The San Antonio Spurs defeated the Toronto Raptors, playing their style better than them at times and surviving a late comeback attempt to improve to 4-0 for the first time since 2017. It was a quieter
night from Victor Wembanyama in the scoring department — 24 points on 87.5 percent shooting — but it seemed like he was trying to make the point that his teammates are good enough to take the reins.
The Spurs put the Raptors in the rearview, taking a 27-10 lead in the first seven minutes. The Raptors closed some of the distance heading into the second quarter, but they were kept at arm’s length because their perimeter attack faltered, and the Spurs had five players log multiple baskets.

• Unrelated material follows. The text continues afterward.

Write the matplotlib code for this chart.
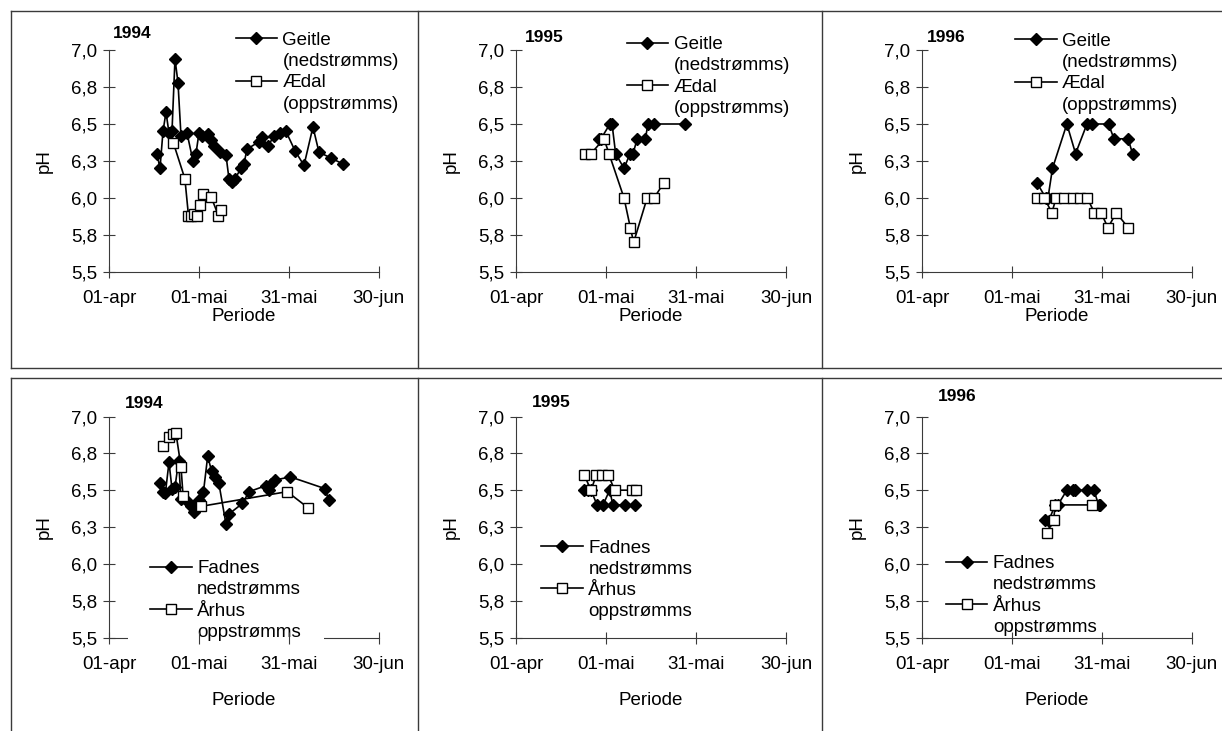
"""pH i Geitle/Ædal og Fadnes/Århus, vårperioden 1994-1996."""

import matplotlib.pyplot as plt
from matplotlib.lines import Line2D

plt.rcParams["font.family"] = ["Liberation Sans", "DejaVu Sans"]

# x values are days after 01-apr
geitle_1994_days = [16, 17, 18, 19, 20, 21, 22, 23, 24, 26, 28, 29, 30, 31, 33, 34,
                    35, 37, 39, 40, 41, 42, 44, 45, 46, 50, 51, 53, 55, 57, 59, 62,
                    65, 68, 70, 74, 78]
geitle_1994_ph = [6.30, 6.20, 6.45, 6.58, 6.44, 6.45, 6.94, 6.78, 6.42, 6.44, 6.25,
                  6.30, 6.44, 6.42, 6.43, 6.39, 6.35, 6.31, 6.29, 6.13, 6.11, 6.13,
                  6.20, 6.23, 6.33, 6.38, 6.41, 6.35, 6.42, 6.44, 6.45, 6.32, 6.22,
                  6.48, 6.31, 6.27, 6.23]
aedal_1994_days = [21.5, 25.3, 26.5, 27.5, 28.5, 29.5, 30.3, 31.3, 34, 36.5, 37.5]
aedal_1994_ph = [6.37, 6.13, 5.88, 5.88, 5.89, 5.88, 5.95, 6.03, 6.01, 5.88, 5.92]

geitle_1995_days = [27.5, 28.3, 31.3, 32.0, 33.2, 36.0, 38.0, 39.0, 40.4, 43.1, 44.0,
                    46.0, 56.4]
geitle_1995_ph = [6.40, 6.40, 6.50, 6.50, 6.30, 6.20, 6.30, 6.30, 6.40, 6.40, 6.50,
                  6.50, 6.50]
aedal_1995_days = [23.0, 25.0, 29.3, 31.0, 36.0, 38.1, 39.2, 43.7, 46.0, 49.2]
aedal_1995_ph = [6.30, 6.30, 6.40, 6.30, 6.00, 5.80, 5.70, 6.00, 6.00, 6.10]

geitle_1996_days = [38.4, 41.3, 42.0, 43.5, 48.3, 51.2, 55.0, 56.8, 62.2, 64.0, 68.7,
                    70.2]
geitle_1996_ph = [6.10, 6.00, 6.00, 6.20, 6.50, 6.30, 6.50, 6.50, 6.50, 6.40, 6.40,
                  6.30]
aedal_1996_days = [38.4, 40.8, 43.3, 44.7, 47.5, 50.3, 52.8, 55.1, 57.5, 59.7, 62.0,
                   64.8, 68.7]
aedal_1996_ph = [6.00, 6.00, 5.90, 6.00, 6.00, 6.00, 6.00, 6.00, 5.90, 5.90, 5.80,
                 5.90, 5.80]

fadnes_1994_days = [17.0, 18.0, 18.8, 20.0, 21.0, 22.0, 23.2, 24.0, 26.3, 27.3, 28.5,
                    30.0, 31.5, 32.9, 34.2, 35.5, 36.6, 39.0, 40.1, 44.5, 46.7, 52.2,
                    53.3, 54.0, 55.5, 60.5, 72.1, 73.2]
fadnes_1994_ph = [6.55, 6.49, 6.48, 6.69, 6.51, 6.52, 6.70, 6.44, 6.42, 6.39, 6.35,
                  6.43, 6.49, 6.73, 6.63, 6.59, 6.55, 6.27, 6.34, 6.41, 6.49, 6.53,
                  6.50, 6.54, 6.57, 6.59, 6.51, 6.43]
arhus_1994_days = [18.0, 20.0, 21.3, 22.3, 24.0, 24.7, 30.6, 59.4, 66.4]
arhus_1994_ph = [6.80, 6.86, 6.88, 6.89, 6.66, 6.46, 6.39, 6.49, 6.38]

fadnes_1995_days = [22.8, 24.0, 25.0, 27.0, 29.0, 31.2, 32.3, 36.2, 39.5]
fadnes_1995_ph = [6.5, 6.5, 6.5, 6.4, 6.4, 6.5, 6.4, 6.4, 6.4]
arhus_1995_days = [22.8, 25.0, 26.7, 28.7, 30.8, 32.9, 38.8, 40.1]
arhus_1995_ph = [6.6, 6.5, 6.6, 6.6, 6.6, 6.5, 6.5, 6.5]

fadnes_1996_days = [41.1, 42.2, 44.4, 45.3, 48.3, 50.2, 51.1, 55.0, 57.3, 58.9, 59.5]
fadnes_1996_ph = [6.30, 6.29, 6.40, 6.40, 6.50, 6.50, 6.50, 6.50, 6.50, 6.40, 6.40]
arhus_1996_days = [41.6, 43.9, 44.4, 56.7]
arhus_1996_ph = [6.21, 6.30, 6.40, 6.40]

geitle_labels = ["Geitle", "(nedstrømms)", "Ædal", "(oppstrømms)"]
fadnes_labels = ["Fadnes", "nedstrømms", "Århus", "oppstrømms"]

x_ticks = [0, 30, 60, 90]
x_ticklabels = ["01-apr", "01-mai", "31-mai", "30-jun"]
ph_ticks = [5.5, 5.75, 6.0, 6.25, 6.5, 6.75, 7.0]
ph_ticklabels = ["5,5", "5,8", "6,0", "6,3", "6,5", "6,8", "7,0"]

AXIS_COLOR = "#3a3a3a"
FONT = 13.5


def draw_panel(ax, year, down, up, labels, title_xy, legend_xy, xlabel_y,
               cover_axis=False):
    ax.plot(*down, color="black", lw=1.2, marker="D", ms=6.3,
            mfc="black", mec="black")
    ax.plot(*up, color="black", lw=1.2, marker="s", ms=6.5,
            mfc="white", mec="black", mew=1)

    ax.set_xlim(0, 90)
    ax.set_ylim(5.5, 7.0)
    ax.set_xticks(x_ticks, x_ticklabels)
    ax.set_yticks(ph_ticks, ph_ticklabels)
    ax.tick_params(axis="both", direction="inout", length=8, width=0.8,
                   color=AXIS_COLOR, labelsize=FONT)
    ax.tick_params(axis="x", pad=9)
    ax.tick_params(axis="y", pad=4.5)
    for side in ("top", "right"):
        ax.spines[side].set_visible(False)
    for side in ("left", "bottom"):
        ax.spines[side].set_color(AXIS_COLOR)
        ax.spines[side].set_linewidth(0.8)

    ax.set_xlabel("Periode", fontsize=FONT, va="center")
    ax.xaxis.set_label_coords(0.5, xlabel_y)
    ax.set_ylabel("pH", fontsize=FONT, va="center", ha="center")
    ax.yaxis.set_label_coords(-0.24, 0.5)

    ax.text(*title_xy, year, transform=ax.transAxes, ha="left", va="center",
            fontsize=12.5, fontweight="bold")

    # second line of each label gets an empty handle, like the Excel legend
    blank = Line2D([], [], color="none")
    handles = [
        Line2D([], [], color="black", lw=1.2, marker="D", ms=6.3, mfc="black"),
        blank,
        Line2D([], [], color="black", lw=1.2, marker="s", ms=6.5, mfc="white"),
        blank,
    ]
    pad = 1.2 if cover_axis else 0.0
    leg = ax.legend(handles, labels, loc="upper left", bbox_to_anchor=legend_xy,
                    fontsize=FONT, borderpad=pad, borderaxespad=0,
                    labelspacing=0.22, handlelength=2.2, handletextpad=0.3,
                    frameon=cover_axis)
    if cover_axis:
        # the legend box hides part of the x axis line in the original
        leg.get_frame().set_facecolor("white")
        leg.get_frame().set_edgecolor("none")
        leg.get_frame().set_alpha(1)
        ax.xaxis.set_zorder(6)


fig = plt.figure(figsize=(12.22, 7.31), dpi=100)

lefts = [0.0892, 0.4223, 0.7545]
width = 0.2209
top_row = (0.6279, 0.3037)
bottom_row = (0.1279, 0.3023)

panels = [
    (lefts[0], top_row, "1994", (geitle_1994_days, geitle_1994_ph),
     (aedal_1994_days, aedal_1994_ph), geitle_labels,
     (0.015, 1.076), (0.469, 1.082), -0.2, False),
    (lefts[1], top_row, "1995", (geitle_1995_days, geitle_1995_ph),
     (aedal_1995_days, aedal_1995_ph), geitle_labels,
     (0.033, 1.057), (0.41, 1.063), -0.2, False),
    (lefts[2], top_row, "1996", (geitle_1996_days, geitle_1996_ph),
     (aedal_1996_days, aedal_1996_ph), geitle_labels,
     (0.018, 1.058), (0.346, 1.078), -0.2, False),
    (lefts[0], bottom_row, "1994", (fadnes_1994_days, fadnes_1994_ph),
     (arhus_1994_days, arhus_1994_ph), fadnes_labels,
     (0.059, 1.059), (0.07, 0.452), -0.285, True),
    (lefts[1], bottom_row, "1995", (fadnes_1995_days, fadnes_1995_ph),
     (arhus_1995_days, arhus_1995_ph), fadnes_labels,
     (0.06, 1.063), (0.094, 0.444), -0.285, False),
    (lefts[2], bottom_row, "1996", (fadnes_1996_days, fadnes_1996_ph),
     (arhus_1996_days, arhus_1996_ph), fadnes_labels,
     (0.059, 1.09), (0.089, 0.373), -0.285, False),
]

for left, (bottom, height), year, down, up, labels, title_xy, legend_xy, xl_y, cover in panels:
    ax = fig.add_axes([left, bottom, width, height])
    draw_panel(ax, year, down, up, labels, title_xy, legend_xy, xl_y, cover)

# cell borders of the scanned page
border = dict(transform=fig.transFigure, color=AXIS_COLOR, lw=1)
x_left, x_div1, x_div2 = 0.009, 0.342, 0.673
y_top, y_row1_bottom, y_row2_top = 0.985, 0.4966, 0.483
fig.add_artist(Line2D([x_left, 1], [y_top, y_top], **border))
fig.add_artist(Line2D([x_left, 1], [y_row1_bottom, y_row1_bottom], **border))
fig.add_artist(Line2D([x_left, 1], [y_row2_top, y_row2_top], **border))
for x in (x_left, x_div1, x_div2):
    fig.add_artist(Line2D([x, x], [y_row1_bottom, y_top], **border))
    fig.add_artist(Line2D([x, x], [0, y_row2_top], **border))

fig.savefig("out.png", dpi=100)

The Spurs soon took over. Victor Wembanyama heard some MVP chants in the second quarter, and the crew was never in danger of giving up a comeback while he was present. They even got into the bonus for the last six minutes and went to halftime ahead by 19 after making seven triples at the top of the key and 11 baskets in the lane.
But the second half followed a different script. The Spurs started the second half sloppily with four turnovers, causing coach Mitch Johnson to call an early timeout. They only had two baskets halfway through the third quarter with a handful of free throws, and the Raptors banked on those struggles, slowly creeping back into the game. The drought came from Toronto raising their pressure, and San Antonio’s offense going stagnant with some missed open jumpers.

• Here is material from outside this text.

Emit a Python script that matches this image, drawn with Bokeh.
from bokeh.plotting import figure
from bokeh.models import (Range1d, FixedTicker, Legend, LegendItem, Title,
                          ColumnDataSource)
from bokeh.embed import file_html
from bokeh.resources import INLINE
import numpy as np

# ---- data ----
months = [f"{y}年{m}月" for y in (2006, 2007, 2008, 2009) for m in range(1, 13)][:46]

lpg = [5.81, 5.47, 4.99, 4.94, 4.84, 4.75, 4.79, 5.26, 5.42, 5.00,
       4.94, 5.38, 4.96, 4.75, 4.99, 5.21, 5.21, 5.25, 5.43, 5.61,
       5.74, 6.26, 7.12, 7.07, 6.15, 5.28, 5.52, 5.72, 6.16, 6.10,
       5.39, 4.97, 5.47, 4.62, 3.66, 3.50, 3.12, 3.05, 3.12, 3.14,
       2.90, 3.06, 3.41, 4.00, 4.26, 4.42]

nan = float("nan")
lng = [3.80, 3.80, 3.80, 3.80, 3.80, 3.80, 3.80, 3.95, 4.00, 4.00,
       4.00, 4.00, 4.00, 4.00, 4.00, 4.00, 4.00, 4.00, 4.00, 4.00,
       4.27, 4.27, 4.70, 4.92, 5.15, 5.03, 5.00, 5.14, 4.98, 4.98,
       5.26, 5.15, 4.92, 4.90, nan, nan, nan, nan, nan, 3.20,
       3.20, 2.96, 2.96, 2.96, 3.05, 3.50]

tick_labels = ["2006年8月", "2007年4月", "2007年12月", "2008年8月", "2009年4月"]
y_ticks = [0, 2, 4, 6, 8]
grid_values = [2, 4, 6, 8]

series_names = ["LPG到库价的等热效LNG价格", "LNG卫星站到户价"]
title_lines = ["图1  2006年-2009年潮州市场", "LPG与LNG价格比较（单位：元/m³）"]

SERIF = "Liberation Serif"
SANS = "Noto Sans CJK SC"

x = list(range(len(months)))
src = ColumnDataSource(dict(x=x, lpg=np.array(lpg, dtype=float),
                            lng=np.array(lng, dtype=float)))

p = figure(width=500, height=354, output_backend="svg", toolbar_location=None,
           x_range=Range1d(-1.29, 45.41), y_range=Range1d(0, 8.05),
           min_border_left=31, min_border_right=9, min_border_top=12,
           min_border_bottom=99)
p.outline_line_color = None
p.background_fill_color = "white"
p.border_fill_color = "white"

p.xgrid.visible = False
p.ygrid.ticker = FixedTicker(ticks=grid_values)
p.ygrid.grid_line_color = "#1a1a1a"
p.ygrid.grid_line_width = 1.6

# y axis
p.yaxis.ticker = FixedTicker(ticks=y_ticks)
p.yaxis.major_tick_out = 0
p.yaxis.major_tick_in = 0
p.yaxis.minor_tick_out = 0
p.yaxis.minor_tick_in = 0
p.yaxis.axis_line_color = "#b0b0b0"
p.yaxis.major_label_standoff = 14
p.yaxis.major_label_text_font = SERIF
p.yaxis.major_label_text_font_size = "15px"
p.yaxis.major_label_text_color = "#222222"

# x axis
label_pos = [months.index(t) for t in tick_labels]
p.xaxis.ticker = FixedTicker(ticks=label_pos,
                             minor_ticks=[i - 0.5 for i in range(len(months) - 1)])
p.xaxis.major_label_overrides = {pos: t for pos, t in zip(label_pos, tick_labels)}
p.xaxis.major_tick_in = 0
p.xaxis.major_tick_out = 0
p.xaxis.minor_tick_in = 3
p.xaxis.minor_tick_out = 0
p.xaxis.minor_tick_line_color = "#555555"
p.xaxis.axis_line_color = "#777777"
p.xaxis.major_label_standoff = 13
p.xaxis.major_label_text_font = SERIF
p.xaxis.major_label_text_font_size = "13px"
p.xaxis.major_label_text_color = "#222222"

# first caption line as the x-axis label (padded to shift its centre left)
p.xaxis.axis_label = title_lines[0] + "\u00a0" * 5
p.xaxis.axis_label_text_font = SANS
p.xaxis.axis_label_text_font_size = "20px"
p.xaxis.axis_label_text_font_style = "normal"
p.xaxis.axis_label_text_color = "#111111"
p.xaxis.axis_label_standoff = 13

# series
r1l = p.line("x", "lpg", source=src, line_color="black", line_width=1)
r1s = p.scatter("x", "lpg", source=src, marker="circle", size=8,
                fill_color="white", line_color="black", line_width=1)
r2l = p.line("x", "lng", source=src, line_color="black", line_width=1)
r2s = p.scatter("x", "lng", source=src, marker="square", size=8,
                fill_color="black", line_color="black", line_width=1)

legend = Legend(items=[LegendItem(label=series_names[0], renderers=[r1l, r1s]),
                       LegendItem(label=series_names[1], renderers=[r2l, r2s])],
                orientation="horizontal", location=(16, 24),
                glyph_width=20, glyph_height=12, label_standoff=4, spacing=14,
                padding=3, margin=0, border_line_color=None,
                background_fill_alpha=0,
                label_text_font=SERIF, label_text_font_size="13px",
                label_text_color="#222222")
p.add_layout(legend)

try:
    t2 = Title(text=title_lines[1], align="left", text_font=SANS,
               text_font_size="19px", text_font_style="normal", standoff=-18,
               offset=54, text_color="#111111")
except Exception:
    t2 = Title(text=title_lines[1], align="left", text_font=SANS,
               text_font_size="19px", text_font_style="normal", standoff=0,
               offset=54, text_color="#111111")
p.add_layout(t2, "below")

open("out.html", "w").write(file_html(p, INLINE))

The Spurs used Harrison Barnes at the five to start the fourth quarter, making the visitors defend five instead of four when Bismack Biyombo is on the floor. The Raptors subsequently cut the Spurs’ lead to eight on a 9-0 run, but Wembanayma, Stephon Castle and Harrison Barnes countered and powered San Antonio past the finish line.
Observations
- In the previous three wins, the Spurs averaged the third-slowest pace in the NBA (97.13), and the Raptors were the second-fastest team over their last three. The problem Toronto had over those games was that they didn’t have the same juice in their legs for defense after racing up the court, but that wasn’t the case against the Spurs in the second half. The Raptors late run was reminiscent of a veteran boxer getting stronger in the later rounds against a young opponent before their code is cracked.

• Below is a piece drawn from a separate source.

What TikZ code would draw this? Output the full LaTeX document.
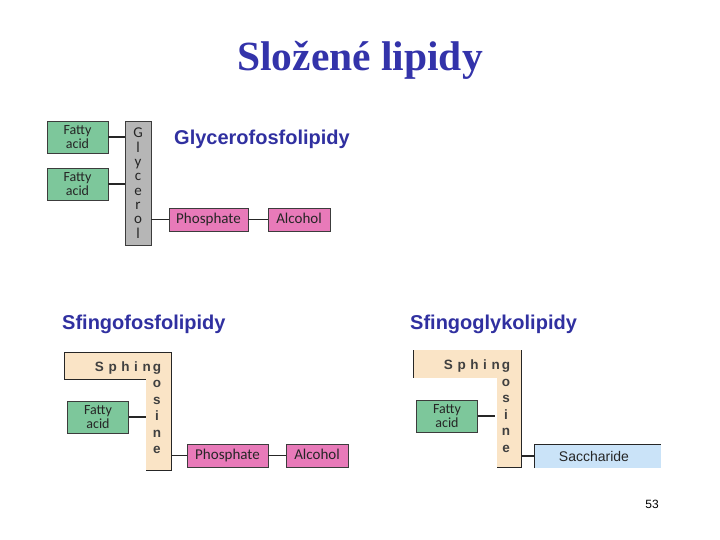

- With Luke Kornet, Kelly Olynyk and Jeremy Sochan out, the backup big man rotation was desperately thin. Biyombo was summoned off the bench and attacked as the low man thrice quickly in his first minutes. The Raptors became looters in a riot without Wembanyama there to stop them as the Spurs were minus seven points in that span, then negative five in second non-Wemby minutes.
- Jakob Poeltl’s foot speed couldn’t keep up with Wembanyama’s upgraded footwork, nor could his reach challenge the release point. Wemby drew two fouls on him in the first five minutes and went on to make three more freebies than field goals. He also showed his point guard skills, taking the ball up court, plus had a marvelous feed to Devin Vassell on the break. On top of that, the Raptors had to deploy their wing players on Slick Vic to match speed, but they couldn’t do anything either.
- Stephon Castle continued his early-season streak of being a terror at close range. Keep in mind that he shot at just about league average last season at 0-3 feet. He got to his spots beating defenders in the half-court, and took 14 free throws, making nine. Turnovers have been one of his few weaknesses this year, and they were again on Monday with five against his four assists. He was averaging 6.7 turnovers before the game.
- Dylan Harper doesn’t play like a rookie. He added the finishing touches of the first quarter, assisting and scoring on five points in the last 28 seconds to push the Spurs’ lead to 41-29.
- Toronto’s top three players- Brandon Ingram, RJ Barrett and Scottie Barnes- are decent to below average at 3-point shooters. The Spurs’ defense held them to 47 points on 47 percent shooting. Ingram had the most success against San Antonio’s coverages in the first half, getting to the middle and backline, but Barrett was the threat after halftime.